Elder Nikon (Belyaev) (1888–1931) was the beloved disciple of Elder Barsanuphius of Optina for over five years, during which time he assimilated his spiritual father’s sanctity and teachings to such a degree that was later able to take on the labor of eldership himself. Fr. Nikon kept a spiritual journal detailing his relationship with Elder Barsanuphius, giving us a valuable view into how eldership is passed on. His humble acceptance of God’s providence at all times enabled Fr. Nikon to maintain his spiritual equilibrium no matter what the circumstances—and his lot was to be a difficult one. After the closure of Optina Hermitage as a monastery by the Soviets in 1918, he was the last hieromonk to continue serving there in the one open church until its final closure in 1923. Elder Nikon then began his ministry of eldership in the town of Kozelsk, where he settled with other Optina monks, and continued selflessly serving those around him until his arrest in 1927 and his exile to Russia’s far north, where, in poverty and sickness, with uncomplaining trust in God, he reposed in 1931.

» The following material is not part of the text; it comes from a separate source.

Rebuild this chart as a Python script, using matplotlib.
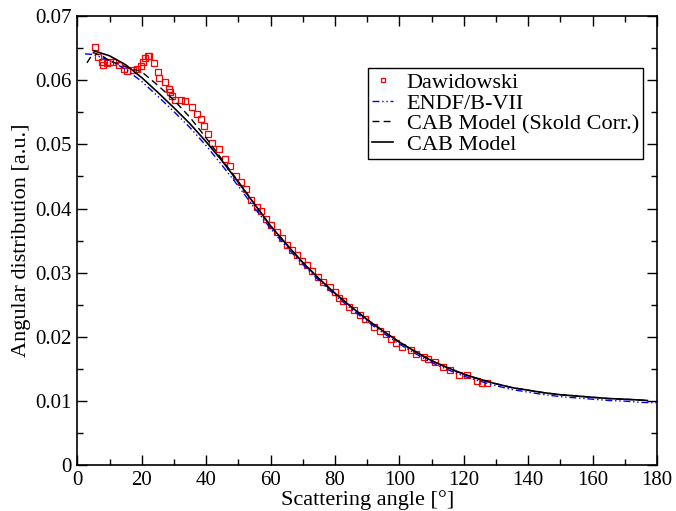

The Life of Elder Nikon is particularly appropriate for our times, as the decline of the collective West into a Soviet-style dystopia mirrors the tragedy that overtook Orthodox Russia a century ago. Elder Nikon’s words of counsel on how to maintain faith, as well as his own example of confessing Christ in the face of persecution, are as needful for us today as they were during his own lifetime.
In addition to Nun Maria’s beautifully written biography of her spiritual father, this volume also contains Elder Nikon’s edifying letters and teachings.
Elder Nikon of Optina is the ninth volume in the series of Lives of the Optina Elders published by the St. Herman of Alaska Brotherhood.